Sometimes this feels like the Incredible Shrinking House. What we thought were interior dimensions of rooms have somehow become the exterior measurements, and now the wide doors we asked for, since this is going to be the house we’re in for our senior years, are not there either. This also means the two short hallways we assumed would be three feet wide are going to be narrower as well.

I suppose the simple solution is to not ever need a wheelchair or other conveyance. We’ll work on that. In the meantime, Dusty is going to see if we can narrow the trim and perhaps forego that little bit of wall alongside doors that doesn’t do much but collect cobwebs anyway to get us to 32-inch doors. And then maybe if we take a running start and go straight in, we’ll be able to get a wheelchair through. We may have to give up the deluxe chairs with snack shelves and off-road wheels.

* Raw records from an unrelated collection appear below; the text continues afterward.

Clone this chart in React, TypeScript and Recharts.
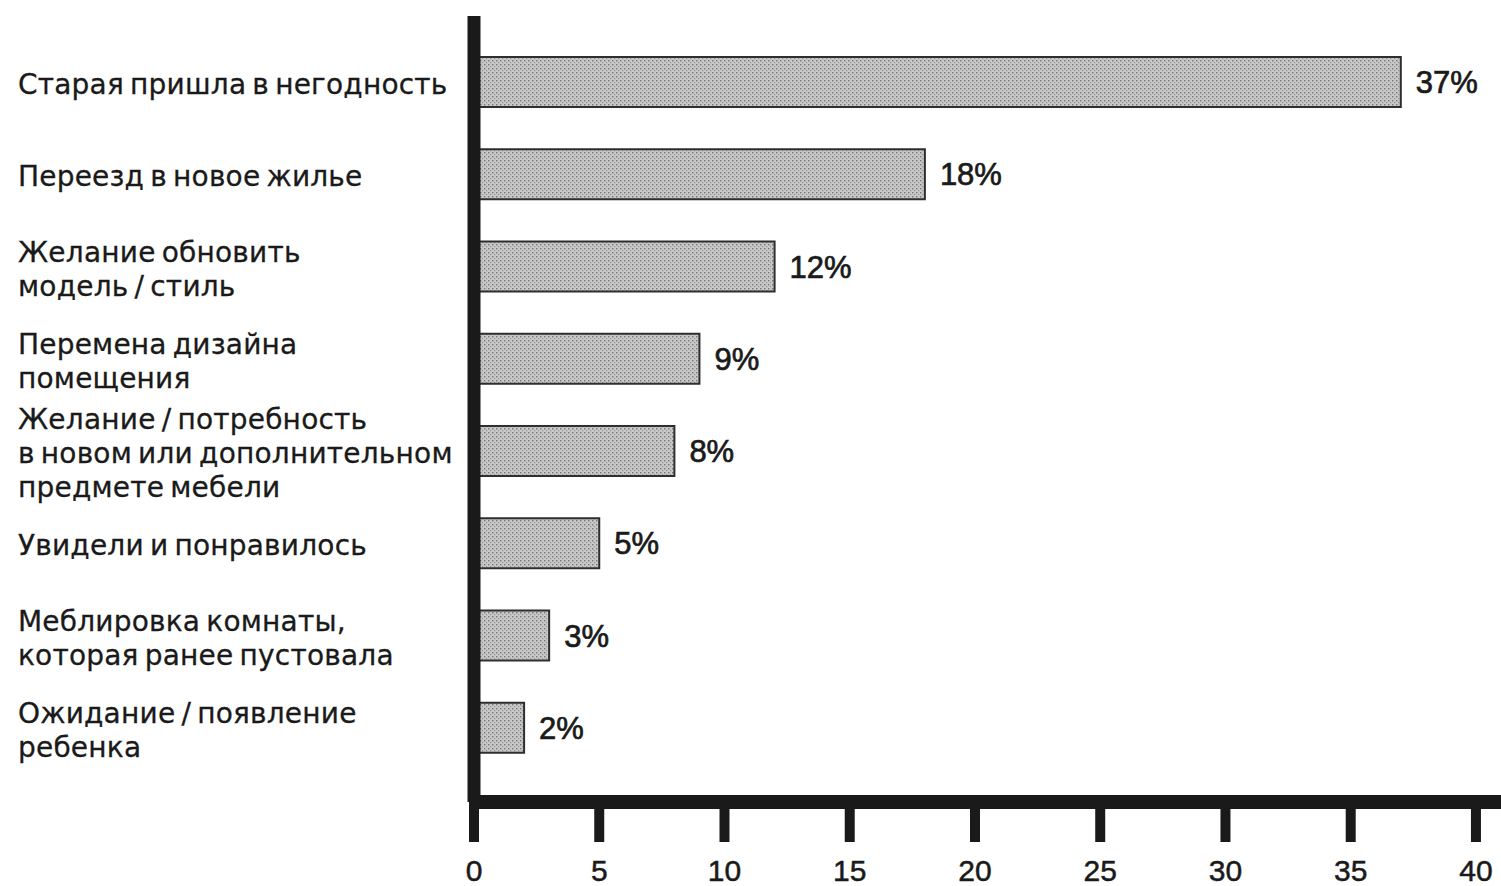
import { Bar, BarChart, LabelList, XAxis, YAxis } from "recharts"

const reasons = [
  "Старая пришла в негодность",
  "Переезд в новое жилье",
  "Желание обновить\nмодель / стиль",
  "Перемена дизайна\nпомещения",
  "Желание / потребность\nв новом или дополнительном\nпредмете мебели",
  "Увидели и понравилось",
  "Меблировка комнаты,\nкоторая ранее пустовала",
  "Ожидание / появление\nребенка",
]

const shares = [37, 18, 12, 9, 8, 5, 3, 2]

const xTicks = [0, 5, 10, 15, 20, 25, 30, 35, 40]

const data = reasons.map((reason, i) => ({ reason, share: shares[i] }))

const font = "'Liberation Sans', Arial, sans-serif"
const labelFont = "'DejaVu Sans', sans-serif"
const ink = "#1a1a1a"

// multi-line category label, lines centred on the bar
function ReasonTick({ y, payload }: any) {
  const lines = String(payload.value).split("\n")
  const lineHeight = 34
  const firstDy = -((lines.length - 1) * lineHeight) / 2
  return (
    <text
      x={18}
      y={y + 2}
      fill={ink}
      stroke={ink}
      strokeWidth={0.3}
      fontFamily={labelFont}
      fontSize={28}
      letterSpacing={0.2}
      wordSpacing={-3}
      textAnchor="start"
      dominantBaseline="central"
    >
      {lines.map((line, i) => (
        <tspan key={i} x={18} dy={i === 0 ? firstDy : lineHeight}>
          {line}
        </tspan>
      ))}
    </text>
  )
}

export default function App() {
  return (
    <div style={{ position: "absolute", left: 0, top: 0, background: "#fff" }}>
      <BarChart
        width={1501}
        height={886}
        data={data}
        layout="vertical"
        margin={{ top: 16, right: 0, bottom: 0, left: 0 }}
      >
        <defs>
          <pattern id="dots" width="4" height="4" patternUnits="userSpaceOnUse">
            <rect width="4" height="4" fill="#c8c8c8" />
            <rect x="0" y="0" width="1.4" height="1.4" fill="#767676" />
            <rect x="2" y="2" width="1.2" height="1.2" fill="#939393" />
          </pattern>
        </defs>
        <XAxis
          type="number"
          domain={[0, 41]}
          ticks={xTicks}
          height={84}
          axisLine={{ stroke: ink, strokeWidth: 14 }}
          tickLine={{ stroke: ink, strokeWidth: 10 }}
          tickSize={40}
          tickMargin={18}
          tick={{ fill: ink, stroke: ink, strokeWidth: 0.5, fontFamily: font, fontSize: 30 }}
        />
        <YAxis
          type="category"
          dataKey="reason"
          width={474}
          padding={{ top: 20, bottom: 28 }}
          axisLine={{ stroke: ink, strokeWidth: 13 }}
          tickLine={false}
          tick={<ReasonTick />}
          interval={0}
        />
        <Bar
          dataKey="share"
          barSize={50}
          fill="url(#dots)"
          stroke="#2e2e2e"
          strokeWidth={2}
          isAnimationActive={false}
        >
          <LabelList
            dataKey="share"
            position="right"
            offset={15}
            formatter={(v: any) => `${v}%`}
            fill={ink}
            stroke={ink}
            strokeWidth={0.7}
            fontFamily={font}
            fontSize={31}
          />
        </Bar>
      </BarChart>
    </div>
  )
}
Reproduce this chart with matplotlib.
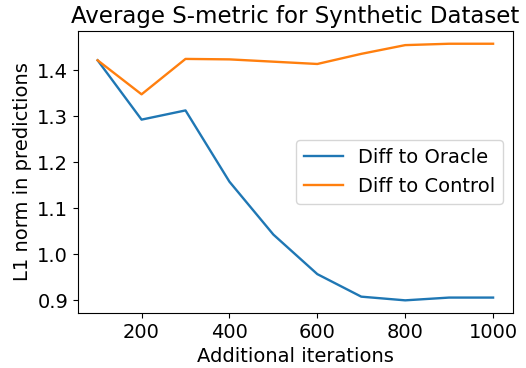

We did also learn yesterday — this is better news — that our windows are being handled by Lars Nelson. Way back when my dad was teaching, one of his favorite students was Connie Nelson, who became mother to Lars. Dusty is pleased to be working with Lars as well, hardly for the same reason, but because we have some trapezoid-shaped windows on the south. Lars told Dusty to just go ahead with the framing, and they’d make the windows to fit the frame, rather than trying to adjust the frame around an oddly-shaped window. That made Dusty heave a large sigh of relief.

Our trusses are scheduled for delivery Jan. 2, with framing to commence shortly thereafter. Lynn, our Paragon of Patience, was disappointed that she would have to wait clear until January, until we did a little math together: that’s in about two and a half weeks.

Oz and I will go out this morning to inspect the double blankies covering our subzero-poured concrete, and I will leave it up to Elsa to set us all on a better, hopefully warmer path today. Feel free to sing along, and when she slams that door, just remember: it’s 32 inches wide.